#### [DATA SHOWN]
___

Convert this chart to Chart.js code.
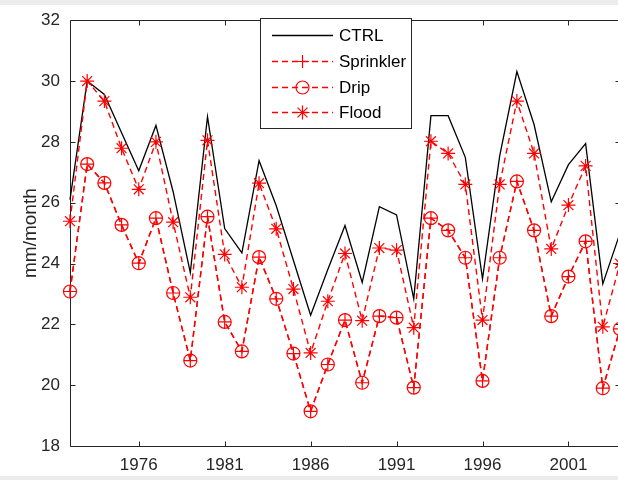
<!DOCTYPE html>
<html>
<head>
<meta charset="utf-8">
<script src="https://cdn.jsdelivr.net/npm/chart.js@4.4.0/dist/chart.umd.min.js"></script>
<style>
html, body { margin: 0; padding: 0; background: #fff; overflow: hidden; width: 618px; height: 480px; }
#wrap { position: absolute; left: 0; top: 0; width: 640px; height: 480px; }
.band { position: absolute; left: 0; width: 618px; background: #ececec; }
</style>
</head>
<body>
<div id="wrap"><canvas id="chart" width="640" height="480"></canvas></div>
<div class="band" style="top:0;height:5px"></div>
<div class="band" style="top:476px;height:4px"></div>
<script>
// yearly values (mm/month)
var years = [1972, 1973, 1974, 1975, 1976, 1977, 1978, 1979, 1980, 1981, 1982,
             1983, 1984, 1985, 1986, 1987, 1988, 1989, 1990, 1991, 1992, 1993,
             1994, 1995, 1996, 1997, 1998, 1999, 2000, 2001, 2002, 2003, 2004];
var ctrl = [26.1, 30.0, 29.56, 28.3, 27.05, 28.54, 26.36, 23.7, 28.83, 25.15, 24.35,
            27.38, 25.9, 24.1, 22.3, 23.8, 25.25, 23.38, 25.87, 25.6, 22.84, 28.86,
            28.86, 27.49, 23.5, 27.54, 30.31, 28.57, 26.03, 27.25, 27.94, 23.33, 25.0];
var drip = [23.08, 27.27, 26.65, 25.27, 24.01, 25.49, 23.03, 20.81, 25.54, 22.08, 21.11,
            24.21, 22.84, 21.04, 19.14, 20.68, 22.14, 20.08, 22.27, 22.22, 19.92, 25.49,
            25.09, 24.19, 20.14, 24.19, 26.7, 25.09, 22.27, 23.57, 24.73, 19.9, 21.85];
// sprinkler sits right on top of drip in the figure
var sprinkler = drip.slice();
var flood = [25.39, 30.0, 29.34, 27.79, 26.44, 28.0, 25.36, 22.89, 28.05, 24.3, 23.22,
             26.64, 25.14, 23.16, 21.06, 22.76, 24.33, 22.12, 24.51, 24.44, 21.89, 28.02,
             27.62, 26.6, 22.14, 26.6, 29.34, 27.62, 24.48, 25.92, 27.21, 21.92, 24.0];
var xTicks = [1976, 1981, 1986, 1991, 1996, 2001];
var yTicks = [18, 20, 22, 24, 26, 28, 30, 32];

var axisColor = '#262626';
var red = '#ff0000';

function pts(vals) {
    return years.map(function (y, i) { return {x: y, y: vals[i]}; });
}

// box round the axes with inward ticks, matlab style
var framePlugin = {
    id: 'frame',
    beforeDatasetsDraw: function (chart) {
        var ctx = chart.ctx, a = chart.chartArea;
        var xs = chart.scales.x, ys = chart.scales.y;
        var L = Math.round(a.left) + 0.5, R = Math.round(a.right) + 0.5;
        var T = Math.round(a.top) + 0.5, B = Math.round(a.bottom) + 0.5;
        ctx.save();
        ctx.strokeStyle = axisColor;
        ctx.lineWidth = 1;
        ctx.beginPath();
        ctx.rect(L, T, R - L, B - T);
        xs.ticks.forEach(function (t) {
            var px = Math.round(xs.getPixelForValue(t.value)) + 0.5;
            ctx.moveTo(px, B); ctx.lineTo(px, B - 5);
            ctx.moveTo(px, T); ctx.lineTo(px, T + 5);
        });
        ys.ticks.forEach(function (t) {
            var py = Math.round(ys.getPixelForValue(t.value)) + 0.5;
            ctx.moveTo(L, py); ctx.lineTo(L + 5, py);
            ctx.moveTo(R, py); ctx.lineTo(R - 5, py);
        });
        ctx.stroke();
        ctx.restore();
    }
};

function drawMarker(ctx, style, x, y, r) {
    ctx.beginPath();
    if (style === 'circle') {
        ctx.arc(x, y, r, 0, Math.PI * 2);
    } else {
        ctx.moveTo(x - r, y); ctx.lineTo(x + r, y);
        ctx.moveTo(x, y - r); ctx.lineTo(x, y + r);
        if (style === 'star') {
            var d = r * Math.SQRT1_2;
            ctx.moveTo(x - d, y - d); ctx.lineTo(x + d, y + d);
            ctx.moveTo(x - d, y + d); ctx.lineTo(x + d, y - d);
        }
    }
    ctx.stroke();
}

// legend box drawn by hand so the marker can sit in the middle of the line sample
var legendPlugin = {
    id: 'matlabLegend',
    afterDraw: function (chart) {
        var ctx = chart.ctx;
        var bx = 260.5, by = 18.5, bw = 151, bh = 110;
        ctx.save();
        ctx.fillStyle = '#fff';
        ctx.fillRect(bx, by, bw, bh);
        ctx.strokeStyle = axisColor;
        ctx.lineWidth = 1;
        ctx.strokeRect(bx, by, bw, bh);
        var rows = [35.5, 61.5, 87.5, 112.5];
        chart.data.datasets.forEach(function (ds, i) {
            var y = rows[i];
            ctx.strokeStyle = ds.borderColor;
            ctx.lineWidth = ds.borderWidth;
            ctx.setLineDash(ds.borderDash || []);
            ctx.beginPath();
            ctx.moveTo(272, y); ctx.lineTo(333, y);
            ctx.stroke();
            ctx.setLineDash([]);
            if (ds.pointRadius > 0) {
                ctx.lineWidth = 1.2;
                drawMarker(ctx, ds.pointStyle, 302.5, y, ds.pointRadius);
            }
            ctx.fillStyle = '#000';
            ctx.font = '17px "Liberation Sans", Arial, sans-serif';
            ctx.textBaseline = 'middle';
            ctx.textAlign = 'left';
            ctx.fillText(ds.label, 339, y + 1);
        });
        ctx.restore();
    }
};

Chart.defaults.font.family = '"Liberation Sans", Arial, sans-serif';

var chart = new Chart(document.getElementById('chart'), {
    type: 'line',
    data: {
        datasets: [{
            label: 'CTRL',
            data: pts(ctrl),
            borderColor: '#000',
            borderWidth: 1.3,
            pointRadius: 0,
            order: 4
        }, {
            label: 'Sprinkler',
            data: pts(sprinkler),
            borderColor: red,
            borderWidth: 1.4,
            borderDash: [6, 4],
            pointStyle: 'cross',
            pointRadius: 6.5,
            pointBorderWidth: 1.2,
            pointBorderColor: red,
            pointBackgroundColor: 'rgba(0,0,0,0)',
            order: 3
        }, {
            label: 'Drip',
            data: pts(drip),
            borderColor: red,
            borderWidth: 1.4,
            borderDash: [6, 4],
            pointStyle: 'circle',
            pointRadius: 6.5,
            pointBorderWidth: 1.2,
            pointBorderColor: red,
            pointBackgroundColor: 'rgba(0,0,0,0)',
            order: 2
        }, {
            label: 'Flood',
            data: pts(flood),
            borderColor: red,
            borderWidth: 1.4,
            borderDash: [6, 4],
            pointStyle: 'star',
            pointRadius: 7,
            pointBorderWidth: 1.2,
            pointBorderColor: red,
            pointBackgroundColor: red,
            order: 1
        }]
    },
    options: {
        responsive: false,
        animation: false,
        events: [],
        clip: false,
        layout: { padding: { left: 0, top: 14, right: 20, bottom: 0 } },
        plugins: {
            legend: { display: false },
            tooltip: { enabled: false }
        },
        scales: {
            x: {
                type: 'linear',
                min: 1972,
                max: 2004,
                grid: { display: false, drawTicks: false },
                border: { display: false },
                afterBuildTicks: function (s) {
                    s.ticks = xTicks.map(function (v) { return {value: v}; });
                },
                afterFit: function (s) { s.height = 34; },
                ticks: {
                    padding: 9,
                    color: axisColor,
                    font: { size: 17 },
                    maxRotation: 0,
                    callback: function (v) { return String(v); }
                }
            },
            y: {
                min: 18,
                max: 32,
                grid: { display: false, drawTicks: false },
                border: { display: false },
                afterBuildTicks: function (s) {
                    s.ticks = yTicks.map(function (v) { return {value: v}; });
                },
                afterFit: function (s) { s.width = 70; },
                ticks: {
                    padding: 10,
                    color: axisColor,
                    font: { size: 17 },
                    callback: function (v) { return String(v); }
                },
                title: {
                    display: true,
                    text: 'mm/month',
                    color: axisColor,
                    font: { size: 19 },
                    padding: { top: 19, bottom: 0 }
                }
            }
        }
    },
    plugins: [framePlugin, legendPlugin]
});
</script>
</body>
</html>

___

#### [REQUIREMENTS]
Up to and including the line with "var yTicks = [18, 20, 22, 24, 26, 28, 30, 32];", copy the data above from its first line. Skip pictures.

#### [ANSWER IN FULL]
Convert this chart to Chart.js code.
<!DOCTYPE html>
<html>
<head>
<meta charset="utf-8">
<script src="https://cdn.jsdelivr.net/npm/chart.js@4.4.0/dist/chart.umd.min.js"></script>
<style>
html, body { margin: 0; padding: 0; background: #fff; overflow: hidden; width: 618px; height: 480px; }
#wrap { position: absolute; left: 0; top: 0; width: 640px; height: 480px; }
.band { position: absolute; left: 0; width: 618px; background: #ececec; }
</style>
</head>
<body>
<div id="wrap"><canvas id="chart" width="640" height="480"></canvas></div>
<div class="band" style="top:0;height:5px"></div>
<div class="band" style="top:476px;height:4px"></div>
<script>
// yearly values (mm/month)
var years = [1972, 1973, 1974, 1975, 1976, 1977, 1978, 1979, 1980, 1981, 1982,
             1983, 1984, 1985, 1986, 1987, 1988, 1989, 1990, 1991, 1992, 1993,
             1994, 1995, 1996, 1997, 1998, 1999, 2000, 2001, 2002, 2003, 2004];
var ctrl = [26.1, 30.0, 29.56, 28.3, 27.05, 28.54, 26.36, 23.7, 28.83, 25.15, 24.35,
            27.38, 25.9, 24.1, 22.3, 23.8, 25.25, 23.38, 25.87, 25.6, 22.84, 28.86,
            28.86, 27.49, 23.5, 27.54, 30.31, 28.57, 26.03, 27.25, 27.94, 23.33, 25.0];
var drip = [23.08, 27.27, 26.65, 25.27, 24.01, 25.49, 23.03, 20.81, 25.54, 22.08, 21.11,
            24.21, 22.84, 21.04, 19.14, 20.68, 22.14, 20.08, 22.27, 22.22, 19.92, 25.49,
            25.09, 24.19, 20.14, 24.19, 26.7, 25.09, 22.27, 23.57, 24.73, 19.9, 21.85];
// sprinkler sits right on top of drip in the figure
var sprinkler = drip.slice();
var flood = [25.39, 30.0, 29.34, 27.79, 26.44, 28.0, 25.36, 22.89, 28.05, 24.3, 23.22,
             26.64, 25.14, 23.16, 21.06, 22.76, 24.33, 22.12, 24.51, 24.44, 21.89, 28.02,
             27.62, 26.6, 22.14, 26.6, 29.34, 27.62, 24.48, 25.92, 27.21, 21.92, 24.0];
var xTicks = [1976, 1981, 1986, 1991, 1996, 2001];
var yTicks = [18, 20, 22, 24, 26, 28, 30, 32];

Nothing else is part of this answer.